J'étais là, j'avais tous mes cheveux encore, je portais des lunettes (les lentilles cornéennes arriveront bien plus tard), j'étais fort et fringant, je revenais dans ma région après huit ans de cours classique, trois ans d'université et une première année d'enseignement sur la Côte Nord.

J'étais là, dans ces locaux qu'on appelait « Foyer-Patro », avec d'autres comme moi qui allaient essayer de mettre au monde cette bizarre de patente encore mal connue appelée C.E.G.E.P.  L'acronyme n'était pas encore devenu un nom commun.

Le 9 septembre 1969, il n'y avait pas de vraies salles de classe pour tous les groupes d'étudiants.  Alors nous allions à l'École des Métiers, entre autres lieux empruntés.  Je me souviens d'un amphithéâtre suffisant à peine à contenir tout mon monde.  Il faut dire que cette année-là j'ai eu un groupe de 72 étudiants, et un autre d'une soixantaine.  Vous imaginez la correction des travaux?

Il n'y avait pas de vraies salles de cours (du moins il n'y en avait pas assez), mais nous avions une chapelle avec un orgue, un Centre Culturel tout neuf qui était merveilleux pour les cours de théâtre, une Salle du Conseil d'administration qui servait à toutes les réunions et d'anciennes chambres du Patro servant de bureaux.  Tout le monde fumait, il y avait des cendriers dans toutes les pièces et lors des réunions, dans la Salle du Conseil d'administration, le plafond disparaissait par-dessus un demi-mètre de boucane.  Dans ce temps-là on disait un pied et demi.

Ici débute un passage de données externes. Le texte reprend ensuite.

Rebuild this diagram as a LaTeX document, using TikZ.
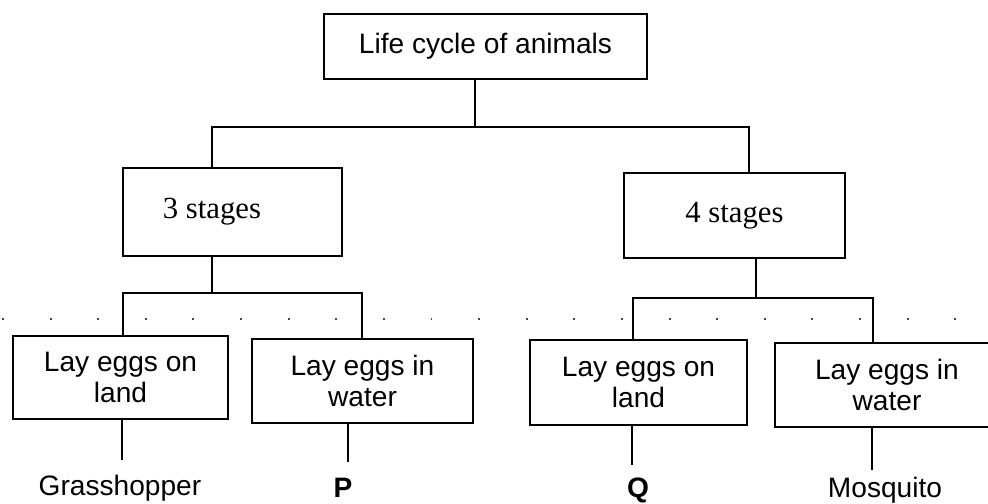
\documentclass[tikz,border=0pt]{standalone}
\usepackage{fontspec}
\newfontfamily\arialf{Liberation Sans}
\newfontfamily\timesf{Liberation Serif}
\begin{document}
\begin{tikzpicture}[x=0.02cm,y=-0.02cm,
  box/.style={draw=black,line width=1.4pt,rectangle,inner sep=0pt,align=center,
    font=\arialf\fontsize{16}{17.5}\selectfont},
  sbox/.style={box,font=\timesf\fontsize{17.5}{19}\selectfont},
  conn/.style={draw=black,line width=1.5pt},
  leaf/.style={inner sep=0pt,font=\arialf\fontsize{16}{18}\selectfont},
  specks/.style={draw=black!70,line width=1.1pt,dash pattern=on 1.1pt off 26pt}]
\useasboundingbox (0,0) rectangle (988,504);
\fill[white] (0,0) rectangle (988,504);
% faint dotted trace
\path[specks] (2,319) -- (988,319);
% nodes
\node[box,minimum width=323*0.02cm,minimum height=65*0.02cm] (top) at (485.5,46.5) {Life cycle of animals};
\node[sbox,minimum width=219*0.02cm,minimum height=88*0.02cm,
  label={[font=\timesf\fontsize{17.5}{19}\selectfont,xshift=-0.41cm]center:3 stages}] (s3) at (232.5,212) {};
\node[sbox,minimum width=221*0.02cm,minimum height=85*0.02cm] (s4) at (734.5,215.5) {4 stages};
\node[box,minimum width=215*0.02cm,minimum height=83*0.02cm] (b1) at (120.5,377.5) {Lay eggs on\\land};
\node[box,minimum width=221*0.02cm,minimum height=84*0.02cm] (b2) at (362.5,381) {Lay eggs in\\water};
\node[box,minimum width=217*0.02cm,minimum height=85*0.02cm] (b3) at (638.5,382.5) {Lay eggs on\\land};
\node[box,minimum width=224*0.02cm,minimum height=84*0.02cm] (b4) at (887,385) {Lay eggs in\\water};
\node[leaf] (l1) at (120,488) {Grasshopper};
\node[leaf] (l2) at (343,488) {\bfseries P};
\node[leaf] (l3) at (638,490) {\bfseries Q};
\node[leaf] (l4) at (885,490) {Mosquito};
% junction coordinates
\coordinate (j0) at (475,127);
\coordinate (j3) at (212,127);
\coordinate (j4) at (749,127);
\coordinate (k3) at (212,293);
\coordinate (k4) at (756,298);
\coordinate (e1) at (122,460);
\coordinate (e2) at (348,462);
\coordinate (e3) at (632,465);
\coordinate (e4) at (872,470);
% connectors
\draw[conn] (top.south -| j0) -- (j0);
\draw[conn] (s3.north -| j3) -- (j3) -- (j4) -- (s4.north -| j4);
\draw[conn] (s3.south -| k3) -- (k3);
\draw[conn] (b1.north -| 123,0) -- (123,293) -- (362,293) -- (b2.north -| 362,0);
\draw[conn] (s4.south -| k4) -- (k4);
\draw[conn] (b3.north -| 633,0) -- (633,298) -- (873,298) -- (b4.north -| 873,0);
\draw[conn] (b1.south -| e1) -- (e1);
\draw[conn] (b2.south -| e2) -- (e2);
\draw[conn] (b3.south -| e3) -- (e3);
\draw[conn] (b4.south -| e4) -- (e4);
\end{tikzpicture}
\end{document}
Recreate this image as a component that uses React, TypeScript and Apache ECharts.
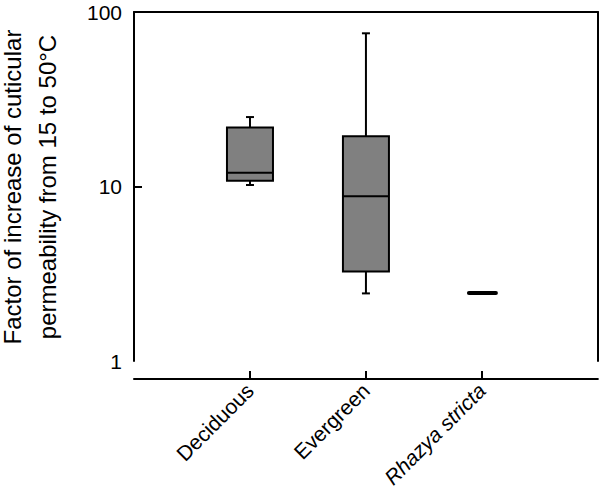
import React, { useEffect, useRef } from "react";
import * as echarts from "echarts";

const categories = ["Deciduous", "Evergreen", "Rhazya stricta"];
const italicCategories = ["Rhazya stricta"];
const whiskerLow = [10.2, 2.44, 2.45];
const quartile1 = [10.8, 3.26, 2.45];
const median = [11.97, 8.8, 2.45];
const quartile3 = [21.8, 19.4, 2.45];
const whiskerHigh = [25.0, 75.5, 2.45];
const yTicks = [1, 10, 100];
const yTickMarks = [10];
const yTitle = ["Factor of increase of cuticular", "permeability from 15 to 50°C"];

const FONT = "'Liberation Sans', Arial, Helvetica, sans-serif";

export default function App() {
  const ref = useRef<HTMLDivElement>(null);
  useEffect(() => {
    if (!ref.current) return;
    document.body.style.margin = "0";
    const chart = echarts.init(ref.current, undefined, { renderer: "svg" });
    const axisData: any[] = [""].concat(categories).concat([""]).map((c) =>
      italicCategories.includes(c) ? { value: c, textStyle: { fontStyle: "italic" } } : c
    );
    const seriesData = categories.map((c, i) => [
      c,
      whiskerLow[i],
      quartile1[i],
      median[i],
      quartile3[i],
      whiskerHigh[i],
    ]);
    const boxW = 46;
    const capW = 8;
    const lineStyle = { stroke: "#000", lineWidth: 2 };
    chart.setOption({
      animation: false,
      grid: { left: 134, right: 1, top: 12, bottom: 140, containLabel: false },
      xAxis: [
        {
          type: "category",
          data: axisData,
          boundaryGap: false,
          offset: 18,
          axisLine: { show: true, onZero: false, lineStyle: { color: "#000", width: 2 } },
          axisTick: {
            show: true,
            inside: true,
            length: 8,
            lineStyle: { color: "#000", width: 2 },
            interval: (idx: number, val: string) => val !== "",
          },
          axisLabel: {
            rotate: 45,
            margin: 8,
            color: "#000",
            fontSize: 21,
            fontFamily: FONT,
            interval: 0,
          },
          splitLine: { show: false },
        },
        {
          type: "value",
          position: "top",
          min: 0,
          max: 1,
          axisLine: { show: true, onZero: false, lineStyle: { color: "#000", width: 2 } },
          axisTick: { show: false },
          axisLabel: { show: false },
          splitLine: { show: false },
        },
      ],
      yAxis: [
        {
          type: "log",
          logBase: 10,
          min: 1,
          max: 100,
          axisLine: { show: true, onZero: false, lineStyle: { color: "#000", width: 2 } },
          axisTick: {
            show: true,
            inside: true,
            length: 8,
            customValues: yTickMarks,
            lineStyle: { color: "#000", width: 2 },
          },
          axisLabel: {
            customValues: yTicks,
            margin: 12,
            color: "#000",
            fontSize: 21,
            fontFamily: FONT,
          },
          splitLine: { show: false },
          minorTick: { show: false },
        },
        {
          type: "value",
          position: "right",
          min: 0,
          max: 1,
          axisLine: { show: true, onZero: false, lineStyle: { color: "#000", width: 2 } },
          axisTick: { show: false },
          axisLabel: { show: false },
          splitLine: { show: false },
        },
      ],
      graphic: [
        {
          type: "text",
          x: 30,
          y: 187,
          rotation: Math.PI / 2,
          style: {
            text: yTitle.join("\n"),
            fill: "#000",
            font: `24px ${FONT}`,
            lineHeight: 35,
            textAlign: "center",
            textVerticalAlign: "middle",
          },
        },
      ],
      series: [
        {
          type: "custom",
          xAxisIndex: 0,
          yAxisIndex: 0,
          encode: { x: 0, y: [1, 2, 3, 4, 5] },
          data: seriesData,
          renderItem: (params: any, api: any) => {
            const xi = api.value(0);
            const lo = api.value(1);
            const a = api.value(2);
            const m = api.value(3);
            const b = api.value(4);
            const hi = api.value(5);
            const pLo = api.coord([xi, lo]);
            const pA = api.coord([xi, a]);
            const pM = api.coord([xi, m]);
            const pB = api.coord([xi, b]);
            const pHi = api.coord([xi, hi]);
            const cx = pLo[0];
            if (lo === hi) {
              return {
                type: "rect",
                shape: { x: cx - 15, y: pM[1] - 2, width: 31, height: 4, r: 2 },
                style: { fill: "#000" },
              };
            }
            return {
              type: "group",
              children: [
                { type: "line", shape: { x1: cx, y1: pHi[1], x2: cx, y2: pB[1] }, style: lineStyle },
                { type: "line", shape: { x1: cx, y1: pA[1], x2: cx, y2: pLo[1] }, style: lineStyle },
                { type: "line", shape: { x1: cx - capW / 2, y1: pHi[1], x2: cx + capW / 2, y2: pHi[1] }, style: lineStyle },
                { type: "line", shape: { x1: cx - capW / 2, y1: pLo[1], x2: cx + capW / 2, y2: pLo[1] }, style: lineStyle },
                {
                  type: "rect",
                  shape: { x: cx - boxW / 2, y: pB[1], width: boxW, height: pA[1] - pB[1] },
                  style: { fill: "#808080", stroke: "#000", lineWidth: 2 },
                },
                { type: "line", shape: { x1: cx - boxW / 2, y1: pM[1], x2: cx + boxW / 2, y2: pM[1] }, style: lineStyle },
              ],
            };
          },
        },
      ],
    });
    return () => chart.dispose();
  }, []);
  return <div ref={ref} style={{ width: 600, height: 501 }} />;
}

La cafétéria, menée à la baguette par le chef Bouchard, était fortement concurrencée par les « roulottes à patates frites » qui venaient stationner chaque midi rue Ste-Anne ou rue Frontenac.  Au fait, il n'était pas difficile pour les professeurs de garer leur voiture :  en 1969 les étudiants marchaient à pied.

Après le 9 septembre 1969 j'ai donné trente ans de ma vie à quelques milliers de garçons et de filles qui sont aujourd'hui partout dans le monde de l'éducation, de la santé, de l'administration, des arts, des communications, du commerce, des sciences, de la finance, du sport, de la littérature, de l'industrie, de la technologie, de la politique.

Ils sont tous restés importants pour moi, ils sont un peu mes enfants.  J'ai toujours de la peine à les voir en parents, grands-parents, je ne peux croire que plusieurs soient maintenant retraités...

Ils sont ma contribution et ma fierté.

Quand je repasse devant ce cégep d'un demi-siècle, quand je repense à tous ceux qui y ont été formés, quand je vois l'immense potentiel de ce creuset de notre société, je me permets un compréhensible orgueil et je me dis :  « J'ai aidé à faire ça, moi! »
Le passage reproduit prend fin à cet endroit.